Can you keep a secret? Paul Ranucci of Auburn can, and so can his furniture.
Ranucci crafts wooden tables and sideboards with secret compartments. These drawers are not visible at first look.
“I was making a gate leg table for my niece for her wedding and I was inspired to make a hidden drawer,” he said. The greater inspiration for the secret compartments comes from an antique, tiger oak sideboard he refinished. Hidden compartments were discovered in what most people would recognize as ornamental trim.
“The compartments had a lot of money hidden in them … like mattress money. Of course when I bought it, the money was not there any more,” Ranucci said.
Ranucci, who works full time in health care administration, said the hidden compartments appeal to him because they are unique.
“I like the novelty a lot. You take mission style tables and add hidden compartments and the novelty of it makes it a little more unique,” he said.
He has tables of pine in a clear mahogany finish, a side table with ornamental details that serve as the secret to his hidden drawer design, and yet another mission style sofa table with the mystery “key” incorporated into the design.

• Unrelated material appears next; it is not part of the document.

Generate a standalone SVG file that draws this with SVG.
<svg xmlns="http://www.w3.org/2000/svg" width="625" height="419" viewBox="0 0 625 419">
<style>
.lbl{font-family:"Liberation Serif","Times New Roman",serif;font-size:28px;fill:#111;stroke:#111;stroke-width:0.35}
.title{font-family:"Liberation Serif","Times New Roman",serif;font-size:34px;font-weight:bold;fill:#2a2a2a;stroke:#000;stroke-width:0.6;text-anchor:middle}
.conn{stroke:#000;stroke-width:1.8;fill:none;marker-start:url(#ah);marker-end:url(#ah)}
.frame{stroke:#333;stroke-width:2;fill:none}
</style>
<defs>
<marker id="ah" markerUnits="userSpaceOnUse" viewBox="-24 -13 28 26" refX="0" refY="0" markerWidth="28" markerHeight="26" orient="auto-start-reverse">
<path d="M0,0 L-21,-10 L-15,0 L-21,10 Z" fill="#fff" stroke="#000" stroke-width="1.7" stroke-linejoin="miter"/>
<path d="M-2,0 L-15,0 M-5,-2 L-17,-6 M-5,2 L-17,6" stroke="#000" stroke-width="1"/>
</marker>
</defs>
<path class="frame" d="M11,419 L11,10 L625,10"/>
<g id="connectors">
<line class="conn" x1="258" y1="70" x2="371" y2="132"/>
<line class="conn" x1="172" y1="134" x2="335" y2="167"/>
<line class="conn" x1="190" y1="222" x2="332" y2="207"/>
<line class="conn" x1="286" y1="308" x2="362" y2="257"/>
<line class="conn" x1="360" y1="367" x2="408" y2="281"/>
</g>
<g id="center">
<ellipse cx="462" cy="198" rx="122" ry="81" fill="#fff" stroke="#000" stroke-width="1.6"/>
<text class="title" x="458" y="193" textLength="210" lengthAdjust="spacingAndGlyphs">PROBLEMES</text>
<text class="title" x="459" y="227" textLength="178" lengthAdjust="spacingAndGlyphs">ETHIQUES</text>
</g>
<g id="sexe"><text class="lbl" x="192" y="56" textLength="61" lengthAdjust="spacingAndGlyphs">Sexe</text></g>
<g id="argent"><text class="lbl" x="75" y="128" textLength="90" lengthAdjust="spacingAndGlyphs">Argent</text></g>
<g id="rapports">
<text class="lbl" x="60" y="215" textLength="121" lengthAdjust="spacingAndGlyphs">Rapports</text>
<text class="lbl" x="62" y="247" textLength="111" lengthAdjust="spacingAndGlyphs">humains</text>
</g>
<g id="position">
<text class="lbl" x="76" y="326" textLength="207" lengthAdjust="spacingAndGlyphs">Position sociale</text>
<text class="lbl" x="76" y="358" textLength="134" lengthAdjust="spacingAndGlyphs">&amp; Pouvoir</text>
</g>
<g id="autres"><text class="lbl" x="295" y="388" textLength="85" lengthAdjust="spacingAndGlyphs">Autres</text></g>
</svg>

Ranucci credits his creativity and artistic bent to his grandfather, Giuseppe Ranucci, an Italian immigrant who invented the first patented design for ornamental macaroni in 1925. He proudly displays both a “Bowery Boys” photo of his grandfather and friends in the Bronx, New York, and a photo taken after his grandfather’s rise to fortune.
“I guess his creativity is where I got my designing from,” Ranucci said.
As for his secrets, Ranucci will keep a few well hidden.
“There’s always something you want to keep hidden,” he said with a sly smile.